▶ _Available data_
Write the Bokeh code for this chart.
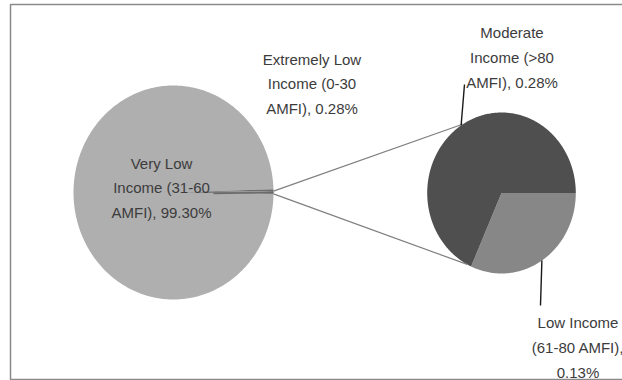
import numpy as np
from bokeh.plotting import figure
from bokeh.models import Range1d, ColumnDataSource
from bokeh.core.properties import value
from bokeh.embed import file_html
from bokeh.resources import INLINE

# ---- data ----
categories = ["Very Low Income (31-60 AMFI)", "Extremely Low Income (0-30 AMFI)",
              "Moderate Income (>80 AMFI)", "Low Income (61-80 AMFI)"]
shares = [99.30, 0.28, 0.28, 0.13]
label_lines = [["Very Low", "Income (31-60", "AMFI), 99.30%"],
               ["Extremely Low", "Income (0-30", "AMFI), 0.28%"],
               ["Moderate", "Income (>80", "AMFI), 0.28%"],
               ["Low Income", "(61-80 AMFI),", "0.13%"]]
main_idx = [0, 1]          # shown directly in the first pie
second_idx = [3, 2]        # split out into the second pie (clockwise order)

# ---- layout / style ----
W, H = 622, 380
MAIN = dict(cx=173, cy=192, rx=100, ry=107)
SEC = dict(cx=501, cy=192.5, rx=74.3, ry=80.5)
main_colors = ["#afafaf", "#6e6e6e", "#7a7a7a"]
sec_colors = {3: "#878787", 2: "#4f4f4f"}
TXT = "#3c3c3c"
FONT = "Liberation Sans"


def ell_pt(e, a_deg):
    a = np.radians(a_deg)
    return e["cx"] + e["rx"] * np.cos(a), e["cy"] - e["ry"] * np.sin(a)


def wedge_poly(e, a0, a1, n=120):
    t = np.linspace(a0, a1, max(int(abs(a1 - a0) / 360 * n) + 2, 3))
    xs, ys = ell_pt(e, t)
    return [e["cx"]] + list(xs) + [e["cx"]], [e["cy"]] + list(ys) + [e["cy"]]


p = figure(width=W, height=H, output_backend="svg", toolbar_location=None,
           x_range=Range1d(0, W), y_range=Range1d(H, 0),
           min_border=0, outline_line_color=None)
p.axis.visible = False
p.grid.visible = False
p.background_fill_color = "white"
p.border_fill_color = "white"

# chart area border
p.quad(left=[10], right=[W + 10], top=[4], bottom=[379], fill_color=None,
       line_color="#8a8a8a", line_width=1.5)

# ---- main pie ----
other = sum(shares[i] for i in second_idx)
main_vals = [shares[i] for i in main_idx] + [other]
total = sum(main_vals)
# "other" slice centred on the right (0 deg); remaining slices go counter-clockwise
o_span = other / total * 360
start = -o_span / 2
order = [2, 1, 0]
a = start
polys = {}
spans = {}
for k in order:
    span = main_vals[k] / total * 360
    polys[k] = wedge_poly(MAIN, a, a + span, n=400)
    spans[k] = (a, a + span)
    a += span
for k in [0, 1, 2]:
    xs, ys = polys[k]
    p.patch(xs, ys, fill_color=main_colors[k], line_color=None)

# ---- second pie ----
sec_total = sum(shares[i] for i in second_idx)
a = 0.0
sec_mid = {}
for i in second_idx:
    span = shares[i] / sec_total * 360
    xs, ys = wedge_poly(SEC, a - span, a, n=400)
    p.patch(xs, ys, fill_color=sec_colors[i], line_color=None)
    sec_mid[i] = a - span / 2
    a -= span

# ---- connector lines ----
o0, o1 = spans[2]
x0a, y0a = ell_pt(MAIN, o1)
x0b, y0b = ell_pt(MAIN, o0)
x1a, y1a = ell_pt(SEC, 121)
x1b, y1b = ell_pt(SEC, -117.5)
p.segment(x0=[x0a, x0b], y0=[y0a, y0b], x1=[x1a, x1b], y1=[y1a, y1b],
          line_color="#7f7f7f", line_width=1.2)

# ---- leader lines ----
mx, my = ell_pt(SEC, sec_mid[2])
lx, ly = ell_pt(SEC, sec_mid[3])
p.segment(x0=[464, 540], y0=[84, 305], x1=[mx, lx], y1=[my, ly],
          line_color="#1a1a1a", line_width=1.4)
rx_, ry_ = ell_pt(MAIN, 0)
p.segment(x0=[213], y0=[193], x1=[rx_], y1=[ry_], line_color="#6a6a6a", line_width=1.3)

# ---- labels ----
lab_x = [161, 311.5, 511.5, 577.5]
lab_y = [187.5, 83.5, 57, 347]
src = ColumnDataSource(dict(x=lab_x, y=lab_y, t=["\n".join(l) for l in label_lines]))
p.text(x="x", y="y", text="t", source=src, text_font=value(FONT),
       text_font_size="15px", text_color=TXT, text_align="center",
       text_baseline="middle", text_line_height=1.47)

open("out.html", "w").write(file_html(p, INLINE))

▶ _Required work_
Return nothing but the lines running from the start of the data to the line with "second_idx = [3, 2]", please, both ends included and no pictures.

▶ _Expected answer_
Write the Bokeh code for this chart.
import numpy as np
from bokeh.plotting import figure
from bokeh.models import Range1d, ColumnDataSource
from bokeh.core.properties import value
from bokeh.embed import file_html
from bokeh.resources import INLINE

# ---- data ----
categories = ["Very Low Income (31-60 AMFI)", "Extremely Low Income (0-30 AMFI)",
              "Moderate Income (>80 AMFI)", "Low Income (61-80 AMFI)"]
shares = [99.30, 0.28, 0.28, 0.13]
label_lines = [["Very Low", "Income (31-60", "AMFI), 99.30%"],
               ["Extremely Low", "Income (0-30", "AMFI), 0.28%"],
               ["Moderate", "Income (>80", "AMFI), 0.28%"],
               ["Low Income", "(61-80 AMFI),", "0.13%"]]
main_idx = [0, 1]          # shown directly in the first pie
second_idx = [3, 2]        # split out into the second pie (clockwise order)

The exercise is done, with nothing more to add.